# Callable bond question

Hi, I had this question on QBank regarding callable bonds and cannot figure out why I am wrong: How does the value of the embedded call option react to an increase in interest rates? A) increases B) remains the same C) decreases D) may increase or decrease I chose D). Here are my 2cts: V callable = V option free - V Call option Rates increase, so both V callable and V option free decrease. But what does prevent the volatility to increase, leading to an increase in V Call option? Thanks for telling me what is wrong.

Just like any other option (like a call or put for a stock) volatility increase the value of the option. For a callable bond, that decrease the value and for a putable bond it increases the value of the bond.

callable bond doesn’t differ much from option-free bond for large interest rates. the higher the interest rate, the lower the value of the call option. i remember a picture from level I that demonstrated that. therefore, the answer is C.

As Interest Rates increase, value of the Call option decreases and value of the Put option increases. Think Convexity/Duration Graph!! So per that logic… C should be the answer? EDIT: You guys are TGV from France… too fast

Wow, I miss read that, I thought it was asking about volatility. I’m retarded. It should be C. As interest rates increase, the price of the bond decreases, and they have no need to call the bond at a higher price.

Thanks guys, I just saw the graph flashing in front of my eyes. Indeed as rates go up, the value of the call goes down and for high rates, callable and option-free are the same. Sorry about that…and yes, aswer was C EDIT: funny you mentioned TGV as I am French…but was way slower on that one

the answer is C and the concept is fairly straight-forward, but again arguably the question is vague. interest rate could overnight rate in which case it’s irrelevent to the value of the call option on a 10 year bond… but i think you can assume it’s the interest rate/yield on the straight bond…

Actually it’s not - then the question is about the rho of the embedded option.

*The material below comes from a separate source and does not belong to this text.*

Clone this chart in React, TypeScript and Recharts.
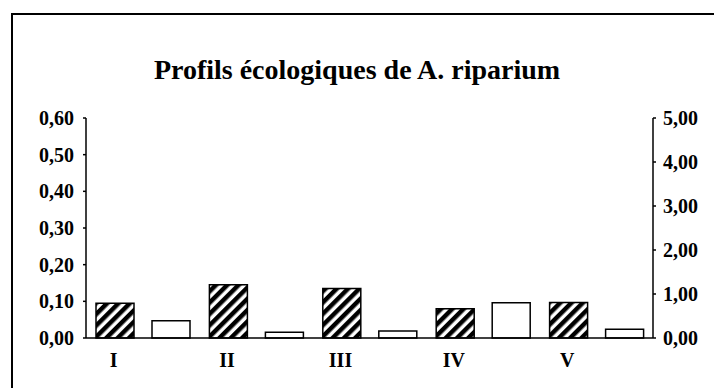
import { Bar, BarChart, XAxis, YAxis } from "recharts";

const categories = ["I", "II", "III", "IV", "V"];
const hatchedValues = [0.095, 0.145, 0.135, 0.08, 0.097];
const whiteValues = [0.39, 0.13, 0.16, 0.8, 0.2];
const leftTicks = [0, 0.1, 0.2, 0.3, 0.4, 0.5, 0.6];
const rightTicks = [0, 1, 2, 3, 4, 5];

const data = categories.map((name, i) => ({
  name,
  hatched: hatchedValues[i],
  white: whiteValues[i]
}));

const font = '"Liberation Serif", "Times New Roman", serif';
const fmt = (v: number) => v.toFixed(2).replace(".", ",");

function CategoryTick(props: any) {
  const { x, y, payload } = props;
  return (
    <text
      x={x - 29}
      y={y + 22}
      textAnchor="middle"
      dominantBaseline="central"
      fontFamily={font}
      fontWeight="bold"
      fontSize={20}
      fill="#000"
    >
      {payload.value}
    </text>
  );
}

export default function App() {
  return (
    <div
      style={{
        position: "absolute",
        left: 0,
        top: 0,
        width: 714,
        height: 388,
        background: "#fff",
        overflow: "hidden"
      }}
    >
      <div
        style={{
          position: "absolute",
          left: 11,
          top: 13,
          width: 720,
          height: 400,
          borderLeft: "2px solid #000",
          borderTop: "2px solid #000"
        }}
      />
      <div
        style={{
          position: "absolute",
          left: 0,
          top: 54,
          width: 714,
          textAlign: "center",
          fontFamily: font,
          fontWeight: "bold",
          fontSize: 28,
          lineHeight: "32px",
          color: "#000"
        }}
      >
        Profils écologiques de A. riparium
      </div>
      <div style={{ position: "absolute", left: 0, top: 0 }}>
        <BarChart
          width={714}
          height={388}
          data={data}
          margin={{ top: 118, right: 0, bottom: 20, left: 16 }}
          barSize={38}
          barGap={18}
        >
          <defs>
            <pattern
              id="hatch"
              width={8}
              height={8}
              patternUnits="userSpaceOnUse"
              patternTransform="rotate(45)"
            >
              <rect x={0} y={0} width={8} height={8} fill="#fff" />
              <rect x={0} y={0} width={4.5} height={8} fill="#000" />
            </pattern>
          </defs>
          <XAxis
            dataKey="name"
            height={30}
            stroke="#000"
            strokeWidth={1.5}
            tickLine={false}
            tickSize={0}
            tickMargin={0}
            tick={<CategoryTick />}
          />
          <YAxis
            yAxisId="left"
            width={70}
            domain={[0, 0.6]}
            ticks={leftTicks}
            tickFormatter={fmt}
            stroke="#000"
            strokeWidth={1.5}
            tickSize={3}
            tickMargin={9}
            tick={{ fill: "#000", fontFamily: font, fontWeight: "bold", fontSize: 20 }}
          />
          <YAxis
            yAxisId="right"
            orientation="right"
            width={61}
            domain={[0, 5]}
            ticks={rightTicks}
            tickFormatter={fmt}
            stroke="#000"
            strokeWidth={1.5}
            tickSize={3}
            tickMargin={7}
            tick={{ fill: "#000", fontFamily: font, fontWeight: "bold", fontSize: 20, textAnchor: "start" }}
          />
          <Bar
            yAxisId="left"
            dataKey="hatched"
            fill="url(#hatch)"
            stroke="#000"
            strokeWidth={1.5}
            isAnimationActive={false}
          />
          <Bar
            yAxisId="right"
            dataKey="white"
            fill="#fff"
            stroke="#000"
            strokeWidth={1.5}
            isAnimationActive={false}
          />
        </BarChart>
      </div>
    </div>
  );
}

A) Increase in interest rates make an option more valuable since the buyer of the option (the bond issuer in this case) doesn’t have to put the full value of the exercise price up front. The value of the call option increases. Callable bond value = Straight bond value - Call option value Hence, the callable bond value decrease when the call option value increases (especially when this is combined with a decrease in the Straight bond value as is the case here)

nicolargol Wrote: ------------------------------------------------------- > EDIT: funny you mentioned TGV as I am French…but > was way slower on that one hehe… weird coincidence

olivier Wrote: ------------------------------------------------------- > A) > > Increase in interest rates make an option more > valuable since the buyer of the option (the bond > issuer in this case) doesn’t have to put the full > value of the exercise price up front. > > The value of the call option increases. > > Callable bond value = Straight bond value - Call > option value > > Hence, the callable bond value decrease when the > call option value increases (especially when this > is combined with a decrease in the Straight bond > value as is the case here) So you own a bond call and you want interest rates to increase…

WTF is going on here?

Joey - that’s what I’m sayin’…can you shed some light and give me the proper answer, so as not to convolute me even further?

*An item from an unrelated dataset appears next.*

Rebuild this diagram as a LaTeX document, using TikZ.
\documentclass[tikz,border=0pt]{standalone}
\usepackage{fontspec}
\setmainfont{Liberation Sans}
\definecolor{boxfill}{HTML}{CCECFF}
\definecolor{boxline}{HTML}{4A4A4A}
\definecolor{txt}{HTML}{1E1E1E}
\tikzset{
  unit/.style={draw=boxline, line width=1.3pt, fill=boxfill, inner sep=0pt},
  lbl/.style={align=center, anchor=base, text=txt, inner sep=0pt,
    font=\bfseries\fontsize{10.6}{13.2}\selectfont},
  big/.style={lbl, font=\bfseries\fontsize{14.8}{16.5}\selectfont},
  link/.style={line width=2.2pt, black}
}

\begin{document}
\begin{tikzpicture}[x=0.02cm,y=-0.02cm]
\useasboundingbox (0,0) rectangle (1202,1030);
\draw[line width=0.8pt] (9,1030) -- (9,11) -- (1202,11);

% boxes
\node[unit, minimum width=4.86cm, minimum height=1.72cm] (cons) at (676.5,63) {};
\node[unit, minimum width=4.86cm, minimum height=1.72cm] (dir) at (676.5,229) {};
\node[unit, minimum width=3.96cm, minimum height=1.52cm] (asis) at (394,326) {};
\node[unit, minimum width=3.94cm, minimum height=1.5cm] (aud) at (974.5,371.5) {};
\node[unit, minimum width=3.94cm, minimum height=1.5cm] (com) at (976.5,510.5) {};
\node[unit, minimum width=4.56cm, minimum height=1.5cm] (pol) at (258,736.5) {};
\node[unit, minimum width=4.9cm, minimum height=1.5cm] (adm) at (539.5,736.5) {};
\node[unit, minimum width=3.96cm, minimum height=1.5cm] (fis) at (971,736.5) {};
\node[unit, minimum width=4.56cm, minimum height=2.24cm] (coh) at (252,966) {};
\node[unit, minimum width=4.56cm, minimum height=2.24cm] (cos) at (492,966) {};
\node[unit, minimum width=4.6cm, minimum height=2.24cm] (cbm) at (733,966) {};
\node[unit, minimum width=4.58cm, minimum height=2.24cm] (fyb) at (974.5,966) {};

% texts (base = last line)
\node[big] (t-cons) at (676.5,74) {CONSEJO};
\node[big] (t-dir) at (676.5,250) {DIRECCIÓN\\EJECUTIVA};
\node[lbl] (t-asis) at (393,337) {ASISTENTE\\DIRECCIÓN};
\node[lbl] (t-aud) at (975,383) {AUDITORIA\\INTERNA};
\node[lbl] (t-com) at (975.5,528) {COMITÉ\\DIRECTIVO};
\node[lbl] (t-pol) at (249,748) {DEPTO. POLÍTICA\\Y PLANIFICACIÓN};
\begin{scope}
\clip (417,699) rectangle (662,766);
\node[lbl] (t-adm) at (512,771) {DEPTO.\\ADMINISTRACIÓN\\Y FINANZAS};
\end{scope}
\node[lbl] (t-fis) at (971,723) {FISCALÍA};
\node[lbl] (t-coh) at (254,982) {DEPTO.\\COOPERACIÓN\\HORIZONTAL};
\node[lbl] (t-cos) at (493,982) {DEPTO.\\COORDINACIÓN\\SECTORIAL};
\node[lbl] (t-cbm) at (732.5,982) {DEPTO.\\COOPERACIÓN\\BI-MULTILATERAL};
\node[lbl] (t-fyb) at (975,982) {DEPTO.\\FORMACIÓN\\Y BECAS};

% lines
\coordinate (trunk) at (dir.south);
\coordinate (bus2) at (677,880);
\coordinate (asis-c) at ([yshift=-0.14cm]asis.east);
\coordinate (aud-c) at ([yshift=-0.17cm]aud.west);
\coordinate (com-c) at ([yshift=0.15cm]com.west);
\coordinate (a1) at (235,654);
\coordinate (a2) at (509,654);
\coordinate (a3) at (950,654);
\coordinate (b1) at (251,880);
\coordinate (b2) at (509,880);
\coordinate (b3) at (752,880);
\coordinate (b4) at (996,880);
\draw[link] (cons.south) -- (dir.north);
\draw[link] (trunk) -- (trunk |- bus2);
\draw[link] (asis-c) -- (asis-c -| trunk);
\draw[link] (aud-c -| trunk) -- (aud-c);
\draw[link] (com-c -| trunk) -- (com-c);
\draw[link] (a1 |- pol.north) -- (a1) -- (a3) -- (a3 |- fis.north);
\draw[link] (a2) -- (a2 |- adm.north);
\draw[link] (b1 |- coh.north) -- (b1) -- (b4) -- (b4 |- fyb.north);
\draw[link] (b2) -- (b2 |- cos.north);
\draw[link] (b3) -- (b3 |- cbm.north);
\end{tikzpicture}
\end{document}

Best answer: maratikus Wrote: ------------------------------------------------------- > callable bond doesn’t differ much from option-free > bond for large interest rates. the higher the > interest rate, the lower the value of the call > option. i remember a picture from level I that > demonstrated that. > > therefore, the answer is C.

The answer is C. Think of the call option like you do a mortgage. Say rates rise. Will you refinance? probably not b/c you already locked in a lower rate. Call option is analogous to the option to refi your mortgage. From the issuer perspective, the issuer wont call the bond b/c they are paying you less than the market.

Those last two are fine answers.

Chris, monkey & Joey - thanks

i thought of the rho as one person mentioned, but that doesn’t come into binomial model and even if you used some sort of modified BS for call value, i’m pretty sure the change in straight price would swamp the rho (and i’m thinking they go in same direction anyway)…

actually i was thinking about the wording. the value of the call option to the company goes down, that’s for sure. but from the perspective of the investor: value callable = value straight - value call straight goes down, value call goes down, but it has a negative sign, so the value to the investor actually went up from having the call option… but i’d say they’re asking you to say that when interest rates, go up the value of a call option on a bond goes down. common sense wording, but they can get tricky.